When our internal walls fall down and we shift focus from the foreground to the background, there’s something fresh and new within each experience. The infinite moment isn’t closed-off, commented on or created within the mind, but comes from an indefinable somewhere or something else. It often has the feel of alien tentacles as it appears from unknown depths and dimensions, but it is nonetheless part of us and, so in time, it takes on the flavor of something delicious and yet totally beyond the confines of taste.

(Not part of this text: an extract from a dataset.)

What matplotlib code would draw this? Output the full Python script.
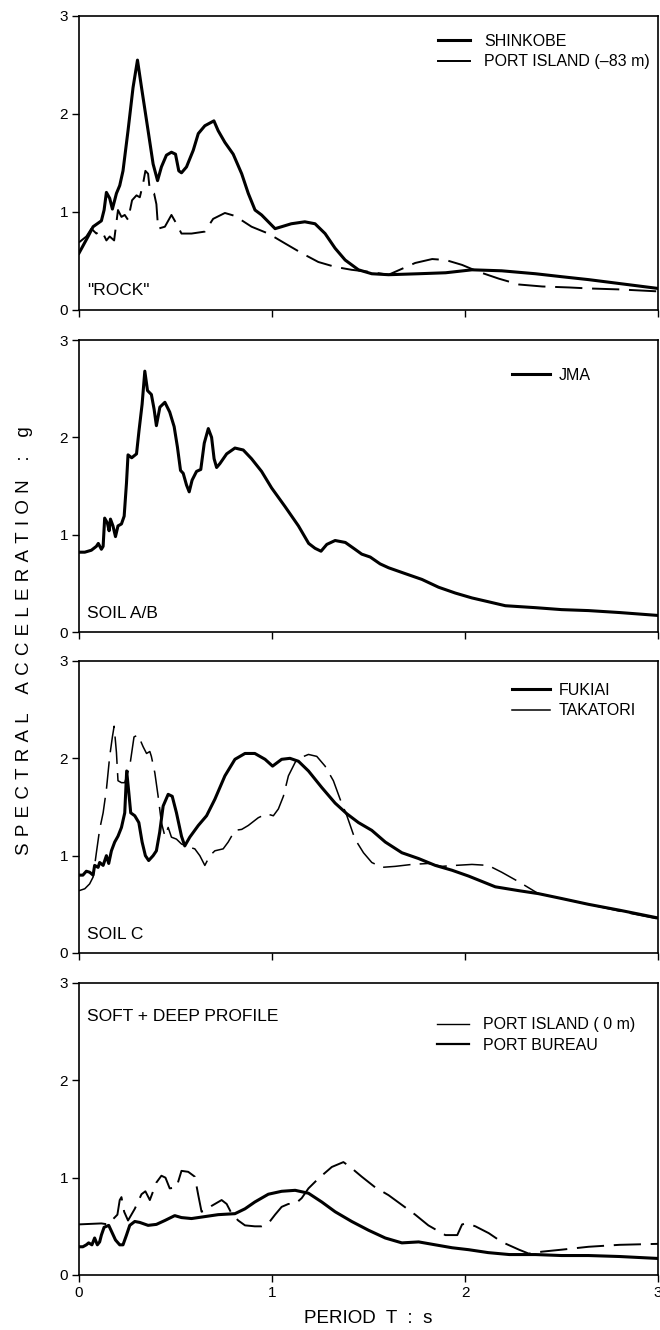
import matplotlib
matplotlib.use("Agg")
import matplotlib.pyplot as plt
from matplotlib.lines import Line2D

plt.rcParams['font.family'] = ['Liberation Sans', 'DejaVu Sans']

# --- panel 1: "ROCK"
shinkobe_t = [0, .047, .073, .116, .13, .142, .159, .173, .194, .211, .228, .254, .28, .303, .324, .358,
              .384, .407, .427, .453, .479, .5, .517, .531, .557, .592, .618, .652, .699, .721, .756, .799,
              .843, .877, .912, .946, .981, 1.016, 1.05, 1.10, 1.17, 1.223, 1.275, 1.327, 1.379, 1.448,
              1.517, 1.604, 1.76, 1.90, 2.036, 2.19, 2.365, 2.50, 2.64, 2.8, 3.0]
shinkobe_sa = [.58, .75, .85, .91, 1.02, 1.20, 1.14, 1.03, 1.19, 1.27, 1.42, 1.83, 2.27, 2.55, 2.27, 1.83,
               1.49, 1.32, 1.46, 1.58, 1.61, 1.59, 1.42, 1.40, 1.46, 1.63, 1.80, 1.88, 1.93, 1.83, 1.71, 1.59,
               1.39, 1.19, 1.02, .97, .90, .83, .85, .88, .90, .88, .78, .63, .51, .41,
               .37, .36, .37, .38, .41, .40, .37, .34, .31, .27, .22]
pi83_t = [0, .038, .064, .09, .107, .125, .142, .159, .182, .202, .22, .237, .254, .275, .298, .315, .332,
          .344, .358, .367, .389, .401, .41, .445, .479, .505, .531, .583, .652, .695, .756, .808, .894,
          .981, 1.067, 1.154, 1.24, 1.327, 1.413, 1.50, 1.604, 1.673, 1.742, 1.83, 1.90, 1.985, 2.07,
          2.175, 2.28, 2.40, 2.54, 2.64, 2.8, 3.0]
pi83_sa = [.69, .75, .83, .78, .81, .78, .71, .75, .71, 1.02, .95, .97, .92, 1.12, 1.17, 1.15, 1.29,
           1.42, 1.39, 1.22, 1.19, 1.08, .83, .85, .97, .88, .78, .78, .80, .93, .99, .96, .85,
           .78, .68, .58, .49, .44, .41, .39, .36, .42, .48, .52, .51, .46, .39,
           .32, .26, .24, .23, .22, .21, .19]

# --- panel 2: SOIL A/B
jma_t = [0, .03, .064, .09, .10, .116, .125, .133, .147, .156, .163, .176, .189, .202, .22, .234, .246,
         .254, .273, .298, .311, .327, .341, .355, .375, .389, .401, .419, .445, .47, .493, .51, .526,
         .54, .557, .571, .586, .609, .631, .649, .67, .687, .70, .713, .73, .765, .808, .851, .894,
         .946, .998, 1.067, 1.137, 1.19, 1.223, 1.254, 1.284, 1.327, 1.38, 1.43, 1.465, 1.509, 1.56,
         1.604, 1.69, 1.777, 1.863, 1.95, 2.036, 2.123, 2.209, 2.365, 2.50, 2.64, 2.8, 3.0]
jma_sa = [.82, .82, .84, .88, .91, .85, .88, 1.17, 1.12, 1.04, 1.16, 1.09, .98, 1.09, 1.11, 1.19, 1.53,
          1.82, 1.79, 1.83, 2.07, 2.34, 2.68, 2.48, 2.44, 2.29, 2.12, 2.31, 2.36, 2.26, 2.11, 1.90, 1.66,
          1.63, 1.51, 1.44, 1.56, 1.65, 1.67, 1.94, 2.09, 2.00, 1.78, 1.69, 1.73, 1.83, 1.89, 1.87, 1.78,
          1.65, 1.48, 1.29, 1.09, .91, .86, .83, .90, .94, .92, .85, .80, .77, .70,
          .66, .60, .54, .46, .40, .35, .31, .27, .25, .23, .22, .20, .17]

# --- panel 3: SOIL C
fukiai_t = [0, .02, .038, .055, .073, .081, .099, .107, .125, .142, .154, .168, .185, .202, .22, .237,
            .247, .258, .268, .289, .31, .327, .344, .361, .384, .401, .418, .436, .462, .483, .505, .531,
            .548, .574, .618, .661, .704, .756, .808, .86, .911, .964, 1.003, 1.05, 1.093, 1.137, 1.189,
            1.258, 1.327, 1.388, 1.448, 1.517, 1.587, 1.673, 1.76, 1.846, 1.933, 2.019, 2.157, 2.28,
            2.38, 2.50, 2.64, 2.8, 3.0]
fukiai_sa = [.80, .80, .84, .83, .80, .90, .88, .93, .90, 1.0, .92, 1.05, 1.14, 1.20, 1.29, 1.44,
             1.87, 1.65, 1.44, 1.41, 1.34, 1.14, 1.00, .95, 1.00, 1.05, 1.24, 1.51, 1.63, 1.61, 1.44, 1.20,
             1.10, 1.19, 1.31, 1.41, 1.58, 1.82, 1.99, 2.05, 2.05, 1.99, 1.92, 1.99, 2.00, 1.97, 1.87,
             1.70, 1.54, 1.43, 1.34, 1.26, 1.14, 1.03, .97, .90, .85, .79, .68, .64,
             .61, .56, .50, .44, .36]
takatori_t = [0, .03, .055, .073, .09, .107, .125, .142, .159, .173, .182, .194, .202, .22, .237, .263,
              .285, .306, .332, .35, .367, .375, .393, .41, .427, .445, .462, .479, .505, .531, .566, .6,
              .626, .652, .678, .704, .747, .773, .808, .843, .877, .929, .972, 1.007, 1.033, 1.059,
              1.085, 1.128, 1.189, 1.232, 1.275, 1.318, 1.353, 1.388, 1.43, 1.474, 1.517, 1.57, 1.638,
              1.725, 1.81, 1.88, 1.95, 2.036, 2.12, 2.19, 2.28, 2.38, 2.50, 2.64, 2.8, 3.0]
takatori_sa = [.64, .66, .71, .78, 1.03, 1.27, 1.44, 1.68, 2.02, 2.22, 2.33, 2.06, 1.77, 1.75, 1.75, 1.92,
               2.22, 2.24, 2.12, 2.05, 2.07, 2.02, 1.85, 1.61, 1.34, 1.20, 1.29, 1.19, 1.17, 1.12, 1.09, 1.07,
               1.00, .90, 1.00, 1.05, 1.07, 1.14, 1.26, 1.27, 1.31, 1.39, 1.43, 1.41, 1.48, 1.61,
               1.82, 1.99, 2.04, 2.02, 1.92, 1.77, 1.58, 1.41, 1.17, 1.03, .93, .88, .89,
               .91, .92, .89, .90, .91, .90, .83, .73, .61, .56, .50, .43, .35]

# --- panel 4: SOFT + DEEP PROFILE
pi0_t = [0, .02, .038, .05, .067, .081, .095, .107, .116, .13, .142, .154, .168, .189, .211, .228, .246,
         .263, .289, .315, .358, .401, .445, .496, .531, .583, .652, .721, .808, .86, .911, .981, 1.05,
         1.12, 1.189, 1.258, 1.327, 1.413, 1.50, 1.587, 1.673, 1.76, 1.846, 1.933, 2.019, 2.12, 2.23,
         2.365, 2.50, 2.64, 2.8, 3.0]
pi0_sa = [.29, .29, .31, .33, .31, .38, .31, .34, .41, .49, .50, .51, .45, .36, .31, .31, .41,
          .51, .55, .54, .51, .52, .56, .61, .59, .58, .60, .62, .63, .68, .75, .83, .86,
          .87, .84, .75, .65, .55, .46, .38, .33, .34, .31, .28, .26, .23, .21,
          .21, .20, .20, .19, .17]
bureau_t = [0, .116, .15, .199, .211, .22, .234, .254, .289, .324, .344, .367, .401, .427, .448, .47,
            .505, .531, .566, .6, .618, .635, .661, .687, .739, .765, .791, .825, .86, .911, .946, .981,
            1.016, 1.05, 1.085, 1.12, 1.154, 1.189, 1.24, 1.31, 1.37, 1.405, 1.465, 1.535, 1.604, 1.673,
            1.742, 1.81, 1.898, 1.96, 1.985, 2.01, 2.054, 2.123, 2.19, 2.28, 2.33, 2.40, 2.50, 2.64, 2.8, 3.0]
bureau_sa = [.52, .53, .52, .62, .77, .80, .65, .56, .68, .83, .86, .77, .95, 1.02, 1.00, .89,
             .90, 1.07, 1.06, 1.01, .82, .65, .67, .71, .77, .73, .63, .56, .51, .50, .50, .53,
             .62, .70, .73, .73, .79, .89, .99, 1.11, 1.16, 1.11, 1.01, .90, .82, .72,
             .62, .51, .41, .41, .52, .53, .50, .43, .34, .26, .22, .24, .26, .29, .31, .32]

panel_names = ['"ROCK"', 'SOIL A/B', 'SOIL C', 'SOFT + DEEP PROFILE']
ticks = [0, 1, 2, 3]

W, H = 660, 1330
fig = plt.figure(figsize=(W / 100, H / 100), dpi=100)

# pixel extents (top, bottom) of the four stacked panels
rows = [(16, 310), (340, 632), (661, 953), (983, 1275)]
x0, x1 = 79, 658
axes = []
for top, bot in rows:
    ax = fig.add_axes([x0 / W, 1 - bot / H, (x1 - x0) / W, (bot - top) / H])
    ax.set_xlim(0, 3)
    ax.set_ylim(0, 3)
    ax.set_xticks(ticks)
    ax.set_yticks(ticks)
    ax.tick_params(direction='out', length=5, width=1, labelsize=11, pad=3)
    for s in ax.spines.values():
        s.set_linewidth(1.2)
    axes.append(ax)

thick = dict(color='black', lw=2.2, solid_joinstyle='round')
dash = dict(color='black', lw=1.4, dashes=(14, 5))
thin_dash = dict(color='black', lw=1.1, dashes=(18, 6))
leg = dict(loc='upper left', frameon=False, fontsize=11.5, labelspacing=0.35, borderpad=0, borderaxespad=0)

ax = axes[0]
ax.plot(pi83_t, pi83_sa, **dash)
ax.plot(shinkobe_t, shinkobe_sa, **thick)
h = [Line2D([], [], color='black', lw=2.2), Line2D([], [], color='black', lw=1.4)]
ax.legend(h, ['SHINKOBE', 'PORT ISLAND (\u201383 m)'], bbox_to_anchor=(0.62, 0.94),
          handlelength=2.0, handletextpad=0.9, **leg)

ax = axes[1]
ax.plot(jma_t, jma_sa, **thick)
ax.legend([Line2D([], [], color='black', lw=2.2)], ['JMA'], bbox_to_anchor=(0.748, 0.905),
          handlelength=2.4, handletextpad=0.5, **leg)

ax = axes[2]
ax.plot(takatori_t, takatori_sa, **thin_dash)
ax.plot(fukiai_t, fukiai_sa, **thick)
h = [Line2D([], [], color='black', lw=2.2), Line2D([], [], color='black', lw=1.1)]
ax.legend(h, ['FUKIAI', 'TAKATORI'], bbox_to_anchor=(0.748, 0.926),
          handlelength=2.4, handletextpad=0.5, **leg)

ax = axes[3]
ax.plot(bureau_t, bureau_sa, **dash)
ax.plot(pi0_t, pi0_sa, **thick)
h = [Line2D([], [], color='black', lw=1.0), Line2D([], [], color='black', lw=1.6)]
ax.legend(h, ['PORT ISLAND ( 0 m)', 'PORT BUREAU'], bbox_to_anchor=(0.618, 0.882),
          handlelength=2.0, handletextpad=0.9, **leg)

label_y = [0.068, 0.065, 0.062, 0.884]
for ax, name, ly in zip(axes, panel_names, label_y):
    ax.text(0.014, ly, name, transform=ax.transAxes, fontsize=12.5, va='center', ha='left')

for ax in axes[:3]:
    ax.tick_params(labelbottom=False)

axes[3].set_xlabel('PERIOD  T  :  s', fontsize=13.5, labelpad=7)

sp = '\u2004'
ylab = (sp * 3).join(sp.join(w) for w in ['SPECTRAL', 'ACCELERATION', ':', 'g'])
fig.text(25 / W, 1 - 641 / H, ylab, rotation=90, ha='center', va='center', fontsize=13.5)

fig.savefig('out.png', dpi=100)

Your heart consumed; what will you do?
The realm of the unexpected and the unknown is the realm of freedom because there’s nothing that adheres to our prescribed desires and wishes. Coming in from nowhere in a form that cannot be grasped, a new moment experienced as it is, without the boundaries of our likes and dislikes, is liberation. And this liberation doesn’t come from anywhere else other than the simple and sustained examination of our minds, moment-to-moment.
Falling backwards into the framework of 100 billion galaxies and meeting them is like this—so simple, right here, and buried within the experience of each human being.
It emanates from the edge of a table, a rocking chair, or within the sound of silence: merging our mind with these ordinary moments and melting into space, issues forth a serene and wild clarity—one born of unfettered reality. Allowing ourselves to be swallowed whole in the unknown wilderness is a spiritual right of passage that might lead to profound depth and the unfolding of a kind heart.
Robins occasionally land in the shrubs outside my home and call out to herald the coming morning. They’re waking up, socializing, discussing worm business or posturing to neighbors, but their songs nevertheless reverberate and die off over space and time. During such moments it’s possible to breathe and feel their calls rippling through my heart and I feel a close connection with life. I also experience this while writing and watching a flickering candlelight or pushing an ecstatic child on a swing.
I find there’s no difference between meditation, the practice of mindfulness, or the experience of this mind and this life as it unfurls. They are one and the same—interdependent, deeply connected and springing headlong out from the wilderness of the background, moment after moment. The largeness, the vastness, the universe, the mind—the unknown wilderness of which opens us to experience the myriad possibilities within the streaming present, are nestled right here:
A life without the mind’s compartmentalization or boundaries is a way into intimacy.
The expansive wilderness bestows gifts upon us when we’re able to remain clear and present. Butterflies, close encounters with sickness, curious Barn owls or yipping coyotes, come and greet us—entering our foreground. When the background is in view, there’s no distinction between the three, for they are all part of the incalculable oneness.
An old Zen master who had fallen ill commented on this when he said, “sun-faced Buddha, moon-faced Buddha.” Whether one is happy or sad, healthy or ill, the pervasive Buddha nature remains wrapped within the sinews of each moment.
Cultivating a connection to the background in life and within the mind, and treating the wilderness and its gifts with openness, might tear down your mind and transform your heart. It could be a delicious experience.